- STATED TASK
For this exercise, return only the lines from the line containing "What Observable Plot" through the line containing "const xTicks = [0, 5000, 10000];", both ends included, exactly as they are.

- ENTRIES SHOWN
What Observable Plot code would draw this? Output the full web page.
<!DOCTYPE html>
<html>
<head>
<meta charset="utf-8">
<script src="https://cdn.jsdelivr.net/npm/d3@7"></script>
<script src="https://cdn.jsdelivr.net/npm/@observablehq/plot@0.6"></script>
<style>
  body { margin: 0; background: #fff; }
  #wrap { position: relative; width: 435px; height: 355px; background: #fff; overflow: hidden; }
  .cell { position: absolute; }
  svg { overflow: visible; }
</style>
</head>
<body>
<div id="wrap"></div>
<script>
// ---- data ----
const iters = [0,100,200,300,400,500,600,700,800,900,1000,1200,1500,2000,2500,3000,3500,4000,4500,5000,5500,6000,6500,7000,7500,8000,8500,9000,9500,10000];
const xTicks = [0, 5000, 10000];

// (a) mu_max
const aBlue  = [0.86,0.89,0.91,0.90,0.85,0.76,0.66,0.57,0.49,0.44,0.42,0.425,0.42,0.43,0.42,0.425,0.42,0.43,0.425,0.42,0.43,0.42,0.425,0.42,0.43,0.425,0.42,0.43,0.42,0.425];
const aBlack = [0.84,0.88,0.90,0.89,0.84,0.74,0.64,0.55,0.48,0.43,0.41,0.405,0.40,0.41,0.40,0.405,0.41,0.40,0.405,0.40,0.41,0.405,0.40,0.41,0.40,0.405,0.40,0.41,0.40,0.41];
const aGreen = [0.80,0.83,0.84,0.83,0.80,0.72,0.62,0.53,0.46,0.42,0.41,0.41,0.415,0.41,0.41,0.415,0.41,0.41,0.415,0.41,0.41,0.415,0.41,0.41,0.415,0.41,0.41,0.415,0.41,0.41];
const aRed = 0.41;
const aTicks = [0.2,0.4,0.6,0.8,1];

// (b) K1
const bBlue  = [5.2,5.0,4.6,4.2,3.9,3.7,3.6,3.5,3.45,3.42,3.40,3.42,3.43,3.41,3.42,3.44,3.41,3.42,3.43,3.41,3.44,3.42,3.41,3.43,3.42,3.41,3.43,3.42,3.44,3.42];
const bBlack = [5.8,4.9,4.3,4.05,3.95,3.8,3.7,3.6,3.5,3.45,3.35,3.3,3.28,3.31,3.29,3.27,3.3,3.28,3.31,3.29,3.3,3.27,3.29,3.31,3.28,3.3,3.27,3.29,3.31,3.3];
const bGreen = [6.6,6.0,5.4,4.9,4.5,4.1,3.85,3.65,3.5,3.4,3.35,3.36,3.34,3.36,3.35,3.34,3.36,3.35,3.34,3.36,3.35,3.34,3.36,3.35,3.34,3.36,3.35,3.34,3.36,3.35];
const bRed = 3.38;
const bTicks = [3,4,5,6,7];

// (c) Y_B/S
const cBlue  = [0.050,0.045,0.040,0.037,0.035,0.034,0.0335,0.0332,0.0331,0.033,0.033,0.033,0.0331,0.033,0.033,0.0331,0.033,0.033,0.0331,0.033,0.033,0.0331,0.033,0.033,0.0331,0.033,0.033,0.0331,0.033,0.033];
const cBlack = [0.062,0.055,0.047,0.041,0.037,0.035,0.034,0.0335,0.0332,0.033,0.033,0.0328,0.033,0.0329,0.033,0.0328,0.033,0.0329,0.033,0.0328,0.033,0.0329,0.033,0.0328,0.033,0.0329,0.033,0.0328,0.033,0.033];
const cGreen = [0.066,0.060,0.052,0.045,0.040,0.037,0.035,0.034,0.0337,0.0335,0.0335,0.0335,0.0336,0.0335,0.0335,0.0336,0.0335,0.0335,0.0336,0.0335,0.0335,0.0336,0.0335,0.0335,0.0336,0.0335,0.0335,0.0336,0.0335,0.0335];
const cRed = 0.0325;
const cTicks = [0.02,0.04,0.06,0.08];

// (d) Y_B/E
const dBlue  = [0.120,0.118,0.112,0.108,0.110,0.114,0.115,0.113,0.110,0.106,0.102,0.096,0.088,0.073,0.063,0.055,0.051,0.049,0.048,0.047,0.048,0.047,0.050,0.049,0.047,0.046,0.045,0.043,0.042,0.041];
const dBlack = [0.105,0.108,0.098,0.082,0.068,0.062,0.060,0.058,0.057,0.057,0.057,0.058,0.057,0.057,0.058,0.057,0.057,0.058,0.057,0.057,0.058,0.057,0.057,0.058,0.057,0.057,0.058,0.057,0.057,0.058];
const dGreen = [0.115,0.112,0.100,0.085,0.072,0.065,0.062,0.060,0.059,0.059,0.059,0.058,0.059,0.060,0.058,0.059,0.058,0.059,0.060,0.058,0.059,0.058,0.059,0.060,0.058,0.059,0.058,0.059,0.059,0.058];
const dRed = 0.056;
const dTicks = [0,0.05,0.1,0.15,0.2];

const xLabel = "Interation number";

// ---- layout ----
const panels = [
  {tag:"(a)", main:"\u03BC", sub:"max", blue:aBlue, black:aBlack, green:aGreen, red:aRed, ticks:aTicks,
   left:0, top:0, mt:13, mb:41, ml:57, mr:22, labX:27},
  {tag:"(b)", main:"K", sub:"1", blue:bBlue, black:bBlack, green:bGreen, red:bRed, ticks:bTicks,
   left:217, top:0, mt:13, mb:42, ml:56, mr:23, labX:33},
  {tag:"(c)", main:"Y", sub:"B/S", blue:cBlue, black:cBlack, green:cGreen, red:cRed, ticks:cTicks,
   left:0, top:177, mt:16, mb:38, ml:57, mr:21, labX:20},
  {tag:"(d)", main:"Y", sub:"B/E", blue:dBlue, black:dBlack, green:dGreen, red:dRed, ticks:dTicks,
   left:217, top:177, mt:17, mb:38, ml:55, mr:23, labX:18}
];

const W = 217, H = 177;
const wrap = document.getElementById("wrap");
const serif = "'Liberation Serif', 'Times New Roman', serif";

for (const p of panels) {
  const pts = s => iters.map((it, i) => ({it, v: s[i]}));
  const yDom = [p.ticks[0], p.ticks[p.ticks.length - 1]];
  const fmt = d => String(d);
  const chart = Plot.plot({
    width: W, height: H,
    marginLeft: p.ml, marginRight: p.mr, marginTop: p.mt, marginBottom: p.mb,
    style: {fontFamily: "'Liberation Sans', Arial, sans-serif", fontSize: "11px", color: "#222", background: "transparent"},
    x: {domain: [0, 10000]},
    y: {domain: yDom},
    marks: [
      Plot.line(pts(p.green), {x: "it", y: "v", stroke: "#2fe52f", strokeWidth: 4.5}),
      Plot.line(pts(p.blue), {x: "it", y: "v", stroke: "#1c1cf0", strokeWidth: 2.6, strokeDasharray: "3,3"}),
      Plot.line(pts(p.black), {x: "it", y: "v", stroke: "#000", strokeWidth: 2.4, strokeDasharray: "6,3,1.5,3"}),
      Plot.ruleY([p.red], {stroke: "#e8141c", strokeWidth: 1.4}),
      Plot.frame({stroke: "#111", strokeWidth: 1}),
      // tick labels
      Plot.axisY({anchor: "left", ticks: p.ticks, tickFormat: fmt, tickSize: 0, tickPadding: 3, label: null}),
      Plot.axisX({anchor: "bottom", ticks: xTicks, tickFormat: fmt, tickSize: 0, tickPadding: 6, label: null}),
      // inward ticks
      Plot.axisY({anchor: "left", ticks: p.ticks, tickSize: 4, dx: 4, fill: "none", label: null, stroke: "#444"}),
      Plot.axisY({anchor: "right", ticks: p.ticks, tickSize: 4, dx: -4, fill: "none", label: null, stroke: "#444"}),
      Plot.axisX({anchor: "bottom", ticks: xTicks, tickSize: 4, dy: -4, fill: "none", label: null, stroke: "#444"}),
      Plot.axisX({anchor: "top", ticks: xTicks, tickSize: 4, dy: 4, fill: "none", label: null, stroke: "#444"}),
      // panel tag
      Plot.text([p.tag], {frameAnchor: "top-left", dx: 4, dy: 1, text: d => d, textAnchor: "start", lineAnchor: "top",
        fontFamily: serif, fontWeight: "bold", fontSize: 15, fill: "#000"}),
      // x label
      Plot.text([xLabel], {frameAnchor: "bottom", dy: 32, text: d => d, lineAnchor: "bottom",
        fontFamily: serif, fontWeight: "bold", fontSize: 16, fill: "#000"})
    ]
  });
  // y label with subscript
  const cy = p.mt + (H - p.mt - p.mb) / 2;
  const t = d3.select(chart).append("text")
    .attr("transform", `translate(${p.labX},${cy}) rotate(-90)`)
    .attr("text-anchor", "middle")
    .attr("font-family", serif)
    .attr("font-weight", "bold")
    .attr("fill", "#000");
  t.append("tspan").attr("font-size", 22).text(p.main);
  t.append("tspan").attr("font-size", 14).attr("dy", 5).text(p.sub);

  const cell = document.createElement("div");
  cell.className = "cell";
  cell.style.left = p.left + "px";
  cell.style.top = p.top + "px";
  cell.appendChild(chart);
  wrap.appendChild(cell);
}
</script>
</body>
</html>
---
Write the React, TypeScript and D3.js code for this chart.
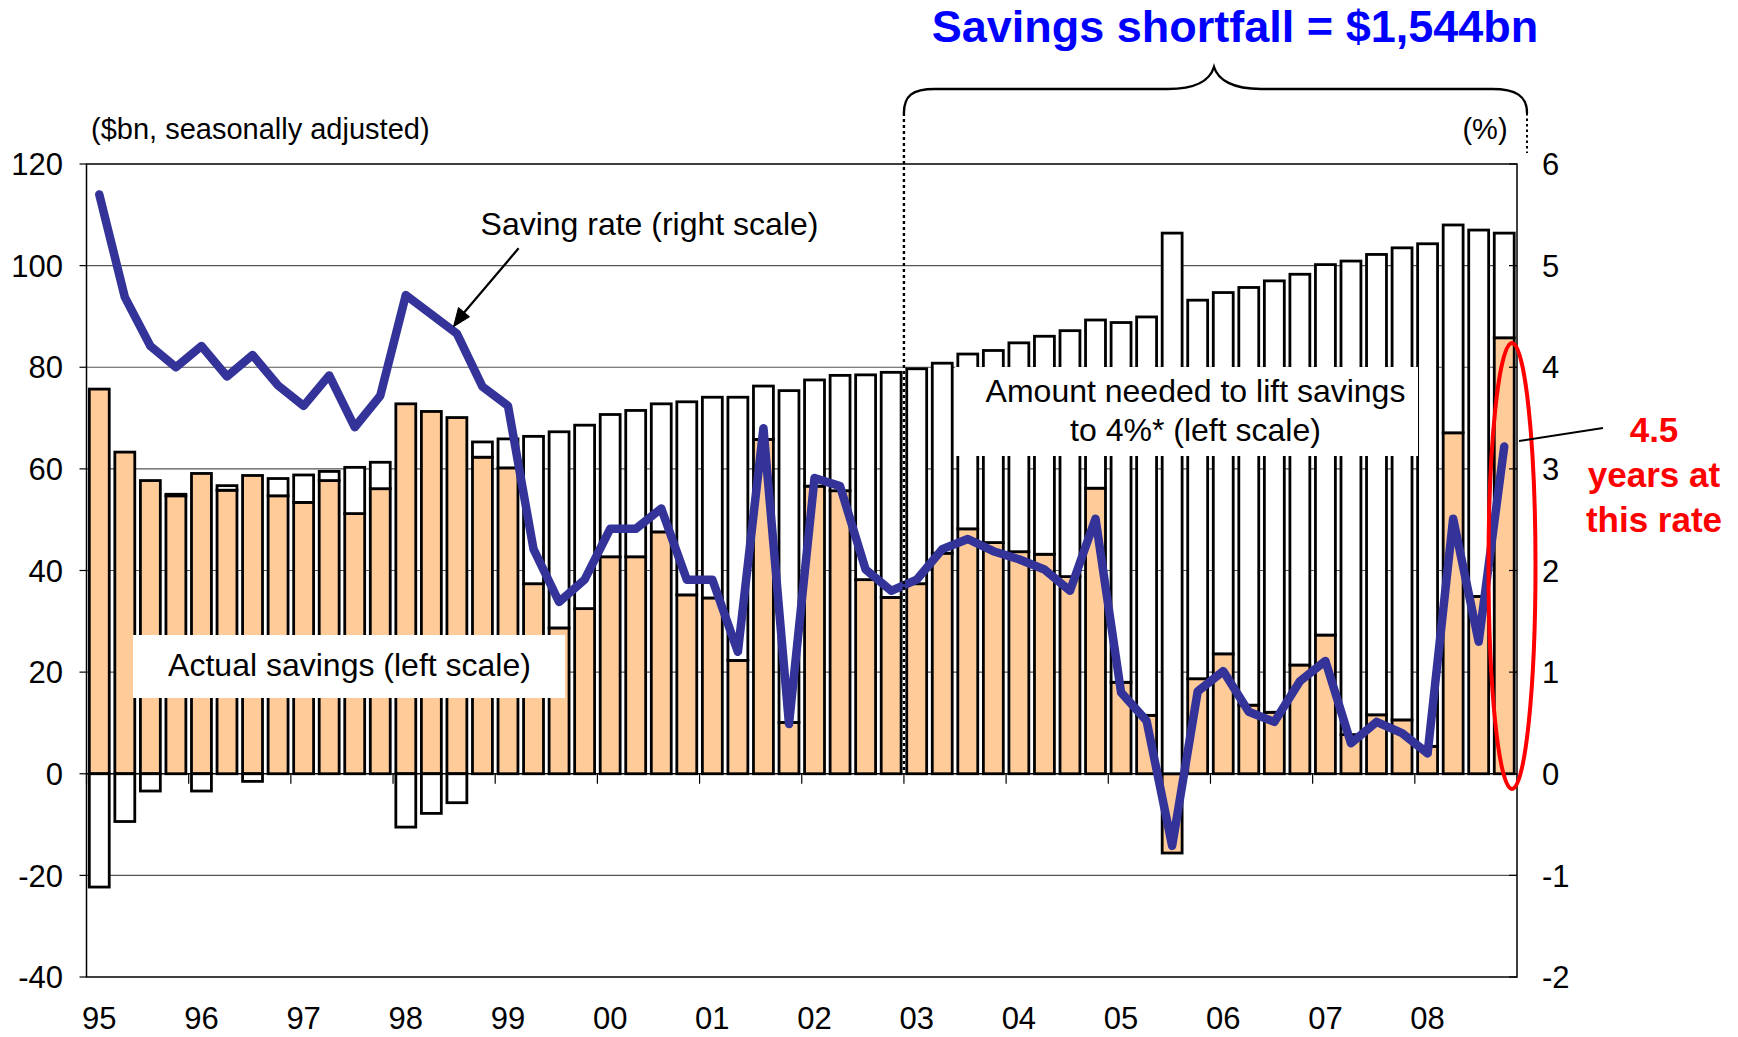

- WORKED SOLUTION
What Observable Plot code would draw this? Output the full web page.
<!DOCTYPE html>
<html>
<head>
<meta charset="utf-8">
<script src="https://cdn.jsdelivr.net/npm/d3@7"></script>
<script src="https://cdn.jsdelivr.net/npm/@observablehq/plot@0.6"></script>
<style>
  body { margin: 0; background: #fff; }
  #wrap { position: relative; width: 435px; height: 355px; background: #fff; overflow: hidden; }
  .cell { position: absolute; }
  svg { overflow: visible; }
</style>
</head>
<body>
<div id="wrap"></div>
<script>
// ---- data ----
const iters = [0,100,200,300,400,500,600,700,800,900,1000,1200,1500,2000,2500,3000,3500,4000,4500,5000,5500,6000,6500,7000,7500,8000,8500,9000,9500,10000];
const xTicks = [0, 5000, 10000];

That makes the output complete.